Estamos buscando soluções conjuntas com o governo municipal para mudar isso. Algumas ações podem ser feitas já. A primeira é reforçar o comando legal para a regionalização ficar mais clara para a administração pública, com indicações legais de como fazer a regionalização. Depois, a prefeitura pode usar melhor os recursos tecnológicos disponíveis, conectando bancos de dados diferentes para os servidores poderem automatizar as coletas de informações e agilizar a localização das necessidades da cidade.
A partir do estudo Regionalização do Orçamento em Grandes Cidades, feito pelo pesquisador Pedro Marin também com a Fundação Tide Setubal, quais exemplos podemos aproveitar em curto prazo na cidade de São Paulo e como implementá-los?

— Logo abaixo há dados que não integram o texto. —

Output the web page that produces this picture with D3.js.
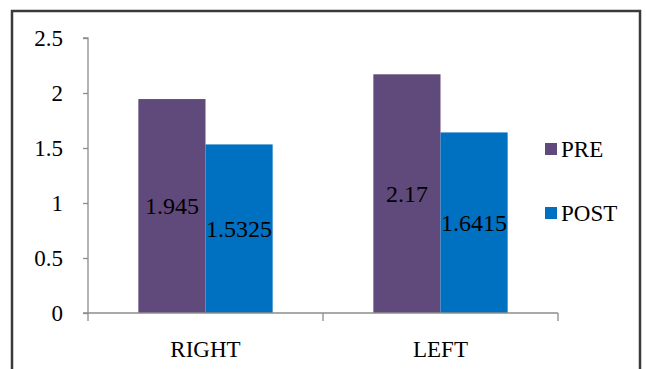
<!DOCTYPE html>
<html>
<head>
<meta charset="utf-8">
<script src="https://cdn.jsdelivr.net/npm/d3@7"></script>
<style>
  html, body { margin: 0; padding: 0; background: #fff; }
  svg { display: block; }
</style>
</head>
<body>
<svg id="chart" width="646" height="369"></svg>
<script>
// Mean scores before and after, per side
const categories = ["RIGHT", "LEFT"];
const seriesNames = ["PRE", "POST"];
const preValues = [1.945, 2.17];
const postValues = [1.5325, 1.6415];
const yTicks = [0, 0.5, 1, 1.5, 2, 2.5];
const colors = ["#604A7B", "#0070C0"];
const serif = "\"Liberation Serif\"";

const svg = d3.select("#chart");

// Outer frame (open at the bottom edge of the view)
svg.append("rect")
  .attr("x", 12).attr("y", 11)
  .attr("width", 628).attr("height", 380)
  .attr("fill", "none")
  .attr("stroke", "#3a3a3a")
  .attr("stroke-width", 2.5);

const plot = { left: 88, right: 558, top: 38, bottom: 313 };

const x0 = d3.scaleBand()
  .domain(categories)
  .range([plot.left, plot.right])
  .paddingInner(0).paddingOuter(0);

// bar width = band / (2 + 1.5) with 150% gap
const x1 = d3.scaleBand()
  .domain(seriesNames)
  .range([0, x0.bandwidth()])
  .paddingInner(0)
  .paddingOuter(0.75);

const y = d3.scaleLinear().domain([0, 2.5]).range([plot.bottom, plot.top]);

const rows = categories.map((c, i) => ({
  category: c,
  values: [
    { series: "PRE", value: preValues[i] },
    { series: "POST", value: postValues[i] }
  ]
}));

// Bars
const groups = svg.append("g").selectAll("g")
  .data(rows).join("g")
  .attr("transform", d => `translate(${x0(d.category)},0)`);

groups.selectAll("rect")
  .data(d => d.values).join("rect")
  .attr("x", d => x1(d.series))
  .attr("y", d => y(d.value))
  .attr("width", x1.bandwidth())
  .attr("height", d => y(0) - y(d.value))
  .attr("fill", (d, i) => colors[i]);

// Value labels centred inside bars
groups.selectAll("text")
  .data(d => d.values).join("text")
  .attr("x", d => x1(d.series) + x1.bandwidth() / 2)
  .attr("y", d => (y(d.value) + y(0)) / 2)
  .attr("text-anchor", "middle")
  .attr("dominant-baseline", "central")
  .style("font-family", serif)
  .style("font-size", "24px")
  .attr("fill", "#000")
  .text(d => d.value);

// Y axis
const yAxis = d3.axisLeft(y)
  .tickValues(yTicks)
  .tickFormat(d3.format("~g"))
  .tickSize(5)
  .tickPadding(20);

const gy = svg.append("g")
  .attr("transform", `translate(${plot.left},0)`)
  .call(yAxis);
gy.select(".domain").attr("stroke", "#8c8c8c").attr("stroke-width", 1.3)
  .attr("d", `M-5,${plot.top}H0V${plot.bottom}`);
gy.selectAll(".tick line").attr("stroke", "#8c8c8c").attr("stroke-width", 1.3);
gy.selectAll(".tick text")
  .style("font-family", serif)
  .style("font-size", "23px")
  .attr("fill", "#000");

// X axis with tick marks at category boundaries
const gx = svg.append("g")
  .attr("transform", `translate(0,${plot.bottom})`);
gx.append("line")
  .attr("x1", plot.left - 5).attr("x2", plot.right)
  .attr("stroke", "#8c8c8c").attr("stroke-width", 1.3);
const boundaries = [plot.left, ...categories.map(c => x0(c) + x0.bandwidth())];
gx.selectAll("line.b")
  .data(boundaries).join("line")
  .attr("class", "b")
  .attr("x1", d => d).attr("x2", d => d)
  .attr("y1", 0).attr("y2", 8)
  .attr("stroke", "#8c8c8c").attr("stroke-width", 1.3);
gx.selectAll("text")
  .data(categories).join("text")
  .attr("x", d => x0(d) + x0.bandwidth() / 2)
  .attr("y", 44)
  .attr("text-anchor", "middle")
  .style("font-family", serif)
  .style("font-size", "23px")
  .attr("fill", "#000")
  .text(d => d);

// Legend
const legend = svg.append("g")
  .selectAll("g")
  .data(seriesNames).join("g")
  .attr("transform", (d, i) => `translate(545,${149 + i * 64})`);
legend.append("rect")
  .attr("x", 0).attr("y", -6)
  .attr("width", 12).attr("height", 12)
  .attr("fill", (d, i) => colors[i]);
legend.append("text")
  .attr("x", 16).attr("y", 0)
  .attr("dominant-baseline", "central")
  .style("font-family", serif)
  .style("font-size", "23px")
  .attr("fill", "#000")
  .text(d => d);
</script>
</body>
</html>
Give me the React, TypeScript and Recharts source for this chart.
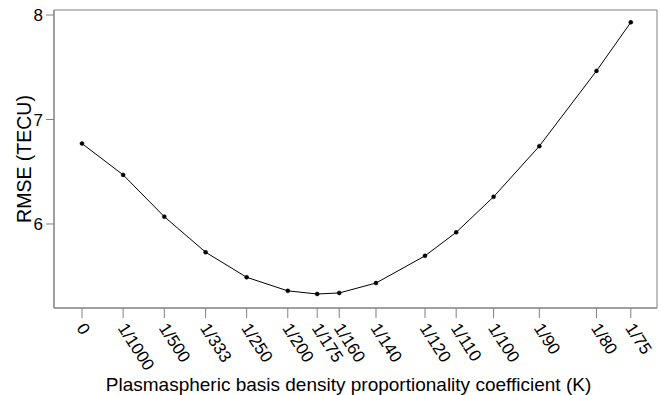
import { LineChart, Line, XAxis, YAxis, ReferenceArea } from 'recharts';

// K values (x positions) and their tick labels
const kValues = [0, 1 / 1000, 1 / 500, 1 / 333, 1 / 250, 1 / 200, 1 / 175, 1 / 160, 1 / 140, 1 / 120, 1 / 110, 1 / 100, 1 / 90, 1 / 80, 1 / 75];
const kLabels = ['0', '1/1000', '1/500', '1/333', '1/250', '1/200', '1/175', '1/160', '1/140', '1/120', '1/110', '1/100', '1/90', '1/80', '1/75'];
const rmse = [6.77, 6.47, 6.07, 5.73, 5.49, 5.36, 5.33, 5.34, 5.435, 5.695, 5.92, 6.26, 6.745, 7.465, 7.93];
const yTicks = [6, 7, 8];

const data = kValues.map((k, i) => ({ k, rmse: rmse[i] }));

const X_DOMAIN: [number, number] = [-0.00068, 0.01397];
const Y_DOMAIN: [number, number] = [5.196, 8.048];

const FONT = '"Liberation Sans", Arial, Helvetica, sans-serif';
const GRAY = '#808080';

function XTick(props: any) {
  const { x, y, payload } = props;
  const idx = kValues.indexOf(payload.value);
  const label = idx >= 0 ? kLabels[idx] : '';
  return (
    <g transform={`translate(${x - 6},${y + 8})`}>
      <text transform="rotate(57)" textAnchor="start" fontSize={17} fontFamily={FONT} fill="#000">
        {label}
      </text>
    </g>
  );
}

export default function App() {
  return (
    <div style={{ position: 'absolute', left: 0, top: 0, background: '#fff' }}>
      <LineChart width={661} height={395} data={data} margin={{ top: 10, right: 4, bottom: 0, left: 0 }}>
        <XAxis
          dataKey="k"
          type="number"
          domain={X_DOMAIN}
          ticks={kValues}
          interval={0}
          allowDataOverflow
          height={87}
          stroke={GRAY}
          tickSize={10}
          tick={<XTick />}
          label={{
            value: 'Plasmaspheric basis density proportionality coefficient (K)',
            position: 'insideBottom',
            offset: 4,
            dx: -7,
            style: { fontSize: 19, fontFamily: FONT, fill: '#000' },
          }}
        />
        <YAxis
          domain={Y_DOMAIN}
          ticks={yTicks}
          allowDataOverflow
          width={54}
          stroke={GRAY}
          tickSize={8}
          tickMargin={3}
          tick={{ fontSize: 17, fontFamily: FONT, fill: '#000' }}
          label={{
            value: 'RMSE (TECU)',
            angle: -90,
            position: 'center',
            dx: -3,
            style: { fontSize: 19.5, fontFamily: FONT, fill: '#000', textAnchor: 'middle' },
          }}
        />
        <ReferenceArea
          x1={X_DOMAIN[0]}
          x2={X_DOMAIN[1]}
          y1={Y_DOMAIN[0]}
          y2={Y_DOMAIN[1]}
          fill="none"
          fillOpacity={0}
          stroke={GRAY}
          strokeWidth={1}
          ifOverflow="visible"
        />
        <Line
          dataKey="rmse"
          type="linear"
          stroke="#000"
          strokeWidth={1}
          dot={{ r: 2, fill: '#000', stroke: '#000', strokeWidth: 0.5 }}
          isAnimationActive={false}
        />
      </LineChart>
    </div>
  );
}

O principal destaque que este estudo nos trouxe é podermos ver que é, sim, possível regionalizar. Sabemos que é difícil, mas se cidades tão diferentes como Buenos Aires e Montreal conseguem fazer regionalização, São Paulo também pode. Vamos intensificar o diálogo com a prefeitura, propor mais automação e o uso do conhecimento tecnológico, e vamos pensar ações que valorizem as boas práticas na administração pública, para reconhecer quem já está fazendo. Por exemplo, a Secretaria de Habitação da Cidade saiu de um índice próximo a zero de orçamento regionalizado em 2016 e chegou a quase 60% para 2020. Vamos incentivar as outras secretarias a fazerem a mesma coisa.
Qual o índice ou referência para definir qual subprefeitura precisa de mais ou menos investimento?
A cidade tem indicadores que mostram onde estão as populações mais miseráveis e os piores acessos aos serviços públicos. Há, além disso, uma exclusão territorial com as pessoas vivendo muito distante dos acessos aos serviços públicos e do mercado de trabalho. É importante a cidade usar estes indicadores e também voltar a investir em corredores de ônibus, em habitação no Centro e outras ações que possibilitem reduzir as desigualdades socioespaciais.